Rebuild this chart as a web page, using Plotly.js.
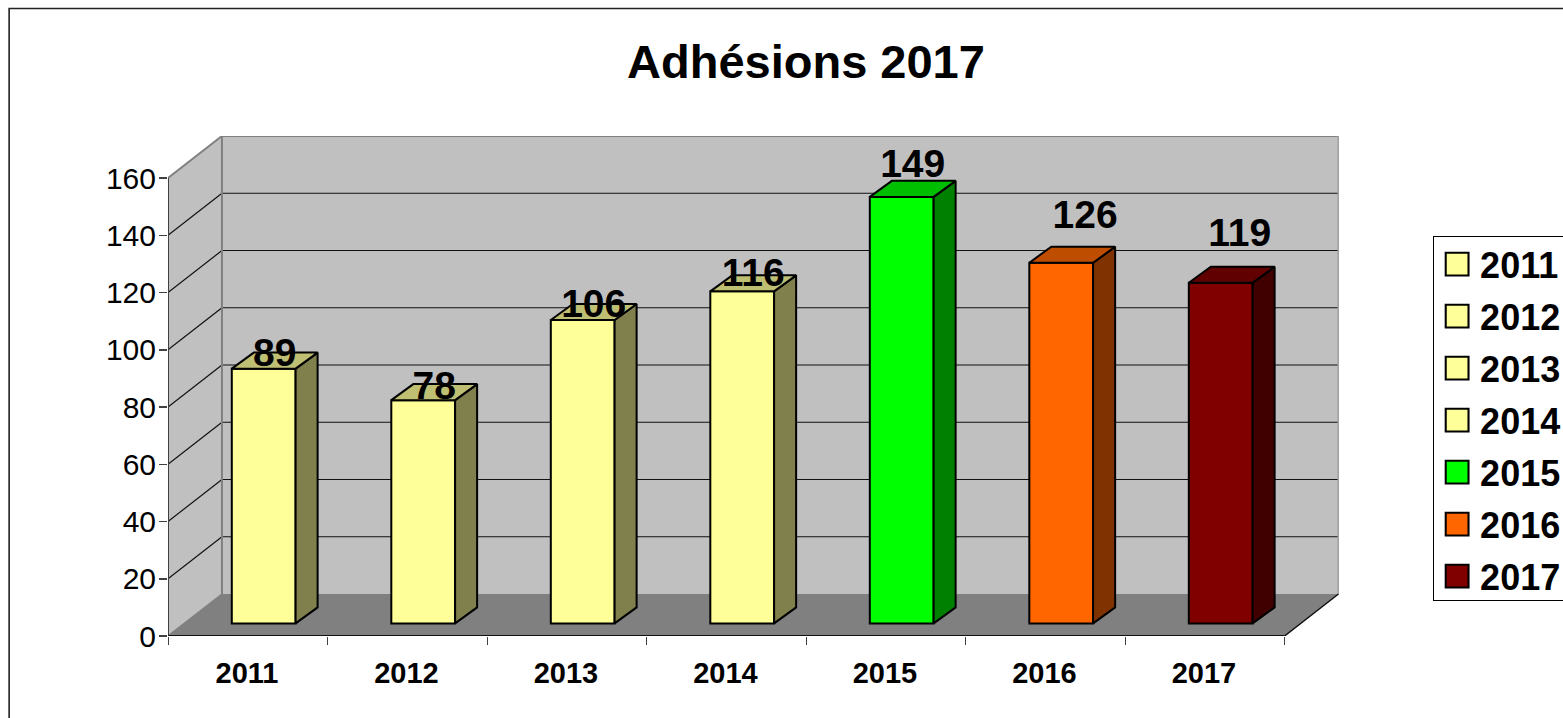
<!DOCTYPE html>
<html>
<head>
<meta charset="utf-8">
<script src="https://cdn.plot.ly/plotly-3.0.1.min.js"></script>
<style>html,body{margin:0;padding:0;background:#fff;overflow:hidden}</style>
</head>
<body>
<div id="chart" style="width:1563px;height:718px"></div>
<script>
// ---- data ----
const years = ['2011','2012','2013','2014','2015','2016','2017'];
const adhesions = [89,78,106,116,149,126,119];
const yTicks = [0,20,40,60,80,100,120,140,160];
// ---- colours ----
const frontColors = ['#FFFF99','#FFFF99','#FFFF99','#FFFF99','#00FF00','#FF6600','#800000'];
const topColors   = ['#BFBF73','#BFBF73','#BFBF73','#BFBF73','#00BF00','#BF4D00','#600000'];
const sideColors  = ['#80804D','#80804D','#80804D','#80804D','#008000','#803300','#400000'];
// ---- label nudges (value / category units) ----
const labelLift  = [4.7,4.1,4.5,5.5,10.4,15.7,16.4];
const labelShift = [0,0,0,0,0,0.081,0.05];
// ---- pseudo-3D geometry, in axis units ----
const FONT = '"Liberation Sans", Arial, sans-serif';
const L = 167.5, R = 1339.5, T = 136, B = 636, W = 1563, H = 718;
const catPx = 159.64, valPx = 2.8625;
const xMin = -0.5, xMax = xMin + (R - L) / catPx, yMax = (B - T) / valPx;
const wallDx = 54 / catPx, wallDy = yMax - 160;
const barOffset = 0.1, barBase = 4.4, barWidth = 0.4;
const barDx = 0.138, barDy = 5.6;
const xEnd = 6.5;

const px = v => (v - L) / (R - L);
const py = v => (B - v) / (B - T);

function poly(xs, ys, color, lineColor, lw, layer) {
  const d = xs.map((x, i) => (i ? 'L' : 'M') + x + ',' + ys[i]).join(' ') + ' Z';
  return {type:'path', xref:'x', yref:'y', path:d, fillcolor:color,
          line:{color:lineColor, width:lw}, layer:layer || 'below'};
}
function seg(x0, y0, x1, y1, color, lw) {
  return {type:'line', xref:'x', yref:'y', x0, y0, x1, y1,
          line:{color, width:lw}, layer:'below'};
}

const shapes = [];
// outer frame
shapes.push({type:'rect', xref:'paper', yref:'paper', x0:px(8.5), x1:px(W + 20), y0:py(8.5), y1:py(H + 20),
             line:{color:'#222', width:1.6}, fillcolor:'rgba(0,0,0,0)', layer:'below'});
// side wall, back wall, floor
shapes.push(poly([xMin,xMin+wallDx,xMin+wallDx,xMin],[0,wallDy,160+wallDy,160],'#C0C0C0','#C0C0C0',0));
shapes.push(poly([xMin+wallDx,xEnd+wallDx,xEnd+wallDx,xMin+wallDx],[wallDy,wallDy,160+wallDy,160+wallDy],'#C0C0C0','#C0C0C0',0));
shapes.push(poly([xMin,xEnd,xEnd+wallDx,xMin+wallDx],[0,0,wallDy,wallDy],'#808080','#808080',0));
// gridlines
yTicks.slice(1,-1).forEach(v => {
  shapes.push(seg(xMin, v, xMin+wallDx, v+wallDy, '#111', 1.2));
  shapes.push(seg(xMin+wallDx, v+wallDy, xEnd+wallDx, v+wallDy, '#111', 1.2));
});
// wall outline
shapes.push(seg(xMin, 160, xMin+wallDx, 160+wallDy, '#808080', 2));
shapes.push(seg(xMin+wallDx, 160+wallDy, xEnd+wallDx, 160+wallDy, '#808080', 2));
shapes.push(seg(xMin+wallDx, wallDy, xMin+wallDx, 160+wallDy, '#808080', 2));
shapes.push(seg(xEnd+wallDx, wallDy, xEnd+wallDx, 160+wallDy, '#A0A0A0', 2));
shapes.push(seg(xMin, 0, xMin+wallDx, wallDy, '#808080', 1.5));
// axis and floor edges
shapes.push(seg(xMin, 0, xMin, 160, '#404040', 2));
shapes.push(seg(xMin, 0, xEnd, 0, '#111', 2));
shapes.push(seg(xEnd, 0, xEnd+wallDx, wallDy, '#111', 1.5));

const traces = [];
// front faces (also the legend entries)
years.forEach((yr, i) => {
  traces.push({type:'bar', name:yr, x:[i+barOffset], y:[adhesions[i]], base:[barBase], width:barWidth,
    marker:{color:frontColors[i], line:{color:'#000', width:2}}, hoverinfo:'skip', legendgroup:yr});
});
// side and top faces
years.forEach((yr, i) => {
  const xr = i + barOffset + barWidth / 2, xl = xr - barWidth;
  const top = barBase + adhesions[i];
  traces.push({type:'scatter', mode:'lines', showlegend:false, hoverinfo:'skip', fill:'toself',
    x:[xr, xr+barDx, xr+barDx, xr, xr], y:[barBase, barBase+barDy, top+barDy, top, barBase],
    fillcolor:sideColors[i], line:{color:'#000', width:2}});
  traces.push({type:'scatter', mode:'lines', showlegend:false, hoverinfo:'skip', fill:'toself',
    x:[xl, xl+barDx, xr+barDx, xr, xl], y:[top, top+barDy, top+barDy, top, top],
    fillcolor:topColors[i], line:{color:'#000', width:2}});
});
// value labels
traces.push({type:'scatter', mode:'text', showlegend:false, hoverinfo:'skip', cliponaxis:false,
  x:years.map((_, i) => i + barOffset + barDx / 2 + labelShift[i]),
  y:adhesions.map((v, i) => v + 4.2 + labelLift[i]),
  text:adhesions.map(String), textposition:'middle center',
  textfont:{family:FONT, size:39, color:'#000', weight:700}});

const layout = {
  width:W, height:H, showlegend:true, barmode:'overlay',
  paper_bgcolor:'#fff', plot_bgcolor:'rgba(0,0,0,0)',
  margin:{l:L, r:W-R, t:T, b:H-B, pad:0, autoexpand:false},
  title:{text:'<b>Adhésions 2017</b>', x:px(806), xref:'paper', xanchor:'center',
         y:1 - 62 / H, yref:'container', yanchor:'middle',
         font:{family:FONT, size:47, color:'#000'}},
  xaxis:{type:'linear', range:[xMin,xMax], showgrid:false, zeroline:false, showline:false,
         tickmode:'array', tickvals:years.map((_, i) => i-0.005), ticktext:years, ticks:'',
         ticklabelstandoff:17,
         tickfont:{family:FONT, size:29, color:'#000', weight:700},
         minor:{tickmode:'array', tickvals:years.map((_, i) => i-0.5).concat([xEnd]),
                ticks:'outside', ticklen:8, tickwidth:1, tickcolor:'#404040', showgrid:false}},
  yaxis:{type:'linear', range:[0,yMax], showgrid:false, zeroline:false, showline:false,
         tickmode:'array', tickvals:yTicks, ticks:'outside', ticklen:8, tickwidth:1.5, tickcolor:'#404040',
         ticklabelstandoff:-3,
         tickfont:{family:FONT, size:30, color:'#000'}},
  legend:{x:px(1433.5), xanchor:'left', y:py(236), yanchor:'top', xref:'paper', yref:'paper',
          bgcolor:'#fff', bordercolor:'#000', borderwidth:1.2,
          itemwidth:36, tracegroupgap:2.2, traceorder:'grouped', itemclick:false, itemdoubleclick:false,
          font:{family:FONT, size:36, color:'#000', weight:700}},
  shapes
};

Plotly.newPlot('chart', traces, layout, {displayModeBar:false, staticPlot:true}).then(() => {
  // the library caps legend swatches at 12px; the reference uses 23px squares
  document.querySelectorAll('.legend .legendpoints path').forEach(p => {
    const d = p.getAttribute('d');
    if (!d) return;
    const tr = p.getAttribute('transform') || '';
    p.setAttribute('transform', tr + ' scale(1.9)');
    p.style.strokeWidth = '1.1px';
  });
  // tighten the legend box to the reference's 364px height
  const bg = document.querySelector('.legend .bg');
  if (bg) bg.setAttribute('height', 364);
  const box = document.querySelector('.legend .scrollbox');
  if (box) box.setAttribute('transform', 'translate(0,-3)');
});
</script>
</body>
</html>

===

Task: Count the lines in the material above where the string "chart" appears, then state only that count.

Response for this exercise: 3